▶ **LISTED ENTRIES**:
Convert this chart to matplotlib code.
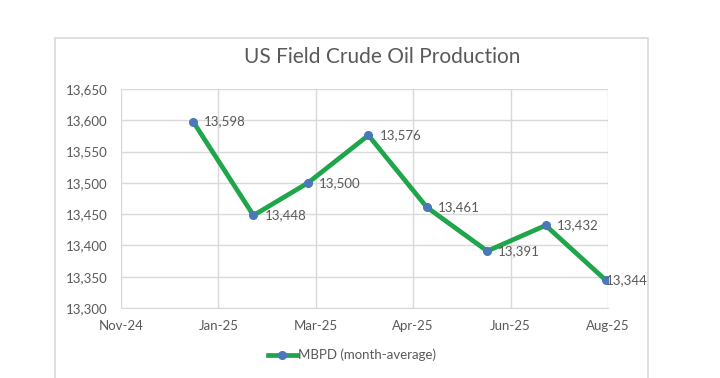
import matplotlib.pyplot as plt
import matplotlib.dates as mdates
import numpy as np
from matplotlib.lines import Line2D
from matplotlib.patches import Rectangle

# Data (month-average production, thousand barrels per day)
months = ['2024-12-31', '2025-01-31', '2025-02-28', '2025-03-31',
          '2025-04-30', '2025-05-31', '2025-06-30', '2025-07-31']
mbpd = [13598, 13448, 13500, 13576, 13461, 13391, 13432, 13344]
dates = np.array(months, dtype='datetime64[D]')

# Axis settings (Excel date axis, 50 day major unit)
x_start = np.datetime64('2024-11-24')
x_end = np.datetime64('2025-08-01')
y_ticks = list(range(13300, 13651, 50))

grey_text = '#595959'
grid_col = '#d9d9d9'
line_col = '#1fa54a'
marker_col = '#4a78b8'

plt.rcParams['font.family'] = ['Lato', 'DejaVu Sans']

fig = plt.figure(figsize=(7.2, 3.78), dpi=100)
ax = fig.add_axes([121 / 720, 1 - 308 / 378, 487 / 720, 219 / 378])

# outer chart border (runs off the bottom of the picture)
fig.patches.append(Rectangle((55 / 720, -0.1), 593 / 720, 1.1 - 38 / 378,
                             transform=fig.transFigure, fill=False,
                             edgecolor=grid_col, linewidth=1.2))

ax.plot(dates, mbpd, color=line_col, linewidth=3.4, solid_joinstyle='round',
        marker='o', markersize=5.5, markerfacecolor=marker_col,
        markeredgecolor=marker_col, zorder=3)

# Excel pushes the last label back inside the plot area
offsets = [8, 8, 8, 8, 8, 8, 8, 0]
for d, v, off in zip(dates, mbpd, offsets):
    ax.annotate(f'{v:,}', (d, v), xytext=(off, 0), textcoords='offset points',
                ha='left', va='center', fontsize=9.5, color=grey_text, zorder=4)

x_ticks = [x_start + np.timedelta64(50 * i, 'D') for i in range(6)]
ax.set_xlim(x_start, x_end)
ax.set_xticks(x_ticks)
ax.xaxis.set_major_formatter(mdates.DateFormatter('%b-%y'))
ax.set_ylim(13300, 13650)
ax.set_yticks(y_ticks)
ax.set_yticklabels([f'{t:,}' for t in y_ticks])

ax.grid(True, color=grid_col, linewidth=1)
ax.set_axisbelow(True)
for s in ['top', 'right', 'left']:
    ax.spines[s].set_visible(False)
ax.spines['bottom'].set_color(grid_col)
ax.tick_params(length=0, labelsize=9.5, labelcolor=grey_text)
ax.tick_params(axis='x', pad=9)
ax.tick_params(axis='y', pad=10)

fig.text(382 / 720, 1 - 57 / 378, 'US Field Crude Oil Production',
         ha='center', va='center', fontsize=15, color=grey_text)

handle = Line2D([], [], color=line_col, linewidth=3.4, marker='o',
                markersize=5.5, markerfacecolor=marker_col,
                markeredgecolor=marker_col)
fig.legend([handle], ['MBPD (month-average)'], loc='center',
           bbox_to_anchor=(352 / 720, 1 - 355 / 378), frameon=False,
           fontsize=9.5, labelcolor=grey_text, handlelength=2.2,
           handletextpad=0.1)

fig.savefig('out.png', dpi=100)
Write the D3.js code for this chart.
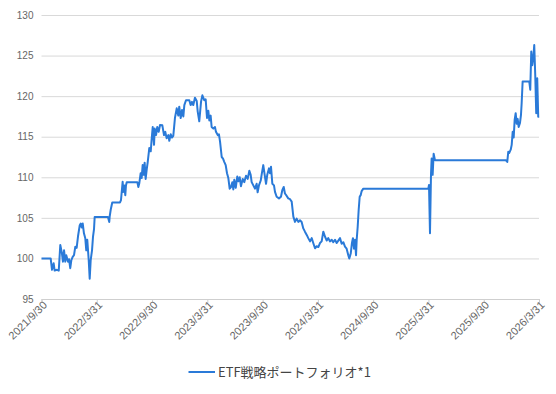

▶ **TASK BRIEF**:
All the records above need to be given again word for word. Skip the pictures.

▶ **THE SOLUTION**:
Convert this chart to matplotlib code.
import matplotlib.pyplot as plt
import matplotlib.dates as mdates
import numpy as np
from matplotlib.lines import Line2D
from matplotlib.patches import Rectangle

# Data (month-average production, thousand barrels per day)
months = ['2024-12-31', '2025-01-31', '2025-02-28', '2025-03-31',
          '2025-04-30', '2025-05-31', '2025-06-30', '2025-07-31']
mbpd = [13598, 13448, 13500, 13576, 13461, 13391, 13432, 13344]
dates = np.array(months, dtype='datetime64[D]')

# Axis settings (Excel date axis, 50 day major unit)
x_start = np.datetime64('2024-11-24')
x_end = np.datetime64('2025-08-01')
y_ticks = list(range(13300, 13651, 50))

grey_text = '#595959'
grid_col = '#d9d9d9'
line_col = '#1fa54a'
marker_col = '#4a78b8'

plt.rcParams['font.family'] = ['Lato', 'DejaVu Sans']

fig = plt.figure(figsize=(7.2, 3.78), dpi=100)
ax = fig.add_axes([121 / 720, 1 - 308 / 378, 487 / 720, 219 / 378])

# outer chart border (runs off the bottom of the picture)
fig.patches.append(Rectangle((55 / 720, -0.1), 593 / 720, 1.1 - 38 / 378,
                             transform=fig.transFigure, fill=False,
                             edgecolor=grid_col, linewidth=1.2))

ax.plot(dates, mbpd, color=line_col, linewidth=3.4, solid_joinstyle='round',
        marker='o', markersize=5.5, markerfacecolor=marker_col,
        markeredgecolor=marker_col, zorder=3)

# Excel pushes the last label back inside the plot area
offsets = [8, 8, 8, 8, 8, 8, 8, 0]
for d, v, off in zip(dates, mbpd, offsets):
    ax.annotate(f'{v:,}', (d, v), xytext=(off, 0), textcoords='offset points',
                ha='left', va='center', fontsize=9.5, color=grey_text, zorder=4)

x_ticks = [x_start + np.timedelta64(50 * i, 'D') for i in range(6)]
ax.set_xlim(x_start, x_end)
ax.set_xticks(x_ticks)
ax.xaxis.set_major_formatter(mdates.DateFormatter('%b-%y'))
ax.set_ylim(13300, 13650)
ax.set_yticks(y_ticks)
ax.set_yticklabels([f'{t:,}' for t in y_ticks])

ax.grid(True, color=grid_col, linewidth=1)
ax.set_axisbelow(True)
for s in ['top', 'right', 'left']:
    ax.spines[s].set_visible(False)
ax.spines['bottom'].set_color(grid_col)
ax.tick_params(length=0, labelsize=9.5, labelcolor=grey_text)
ax.tick_params(axis='x', pad=9)
ax.tick_params(axis='y', pad=10)

fig.text(382 / 720, 1 - 57 / 378, 'US Field Crude Oil Production',
         ha='center', va='center', fontsize=15, color=grey_text)

handle = Line2D([], [], color=line_col, linewidth=3.4, marker='o',
                markersize=5.5, markerfacecolor=marker_col,
                markeredgecolor=marker_col)
fig.legend([handle], ['MBPD (month-average)'], loc='center',
           bbox_to_anchor=(352 / 720, 1 - 355 / 378), frameon=False,
           fontsize=9.5, labelcolor=grey_text, handlelength=2.2,
           handletextpad=0.1)

fig.savefig('out.png', dpi=100)
Write the D3.js code for this chart.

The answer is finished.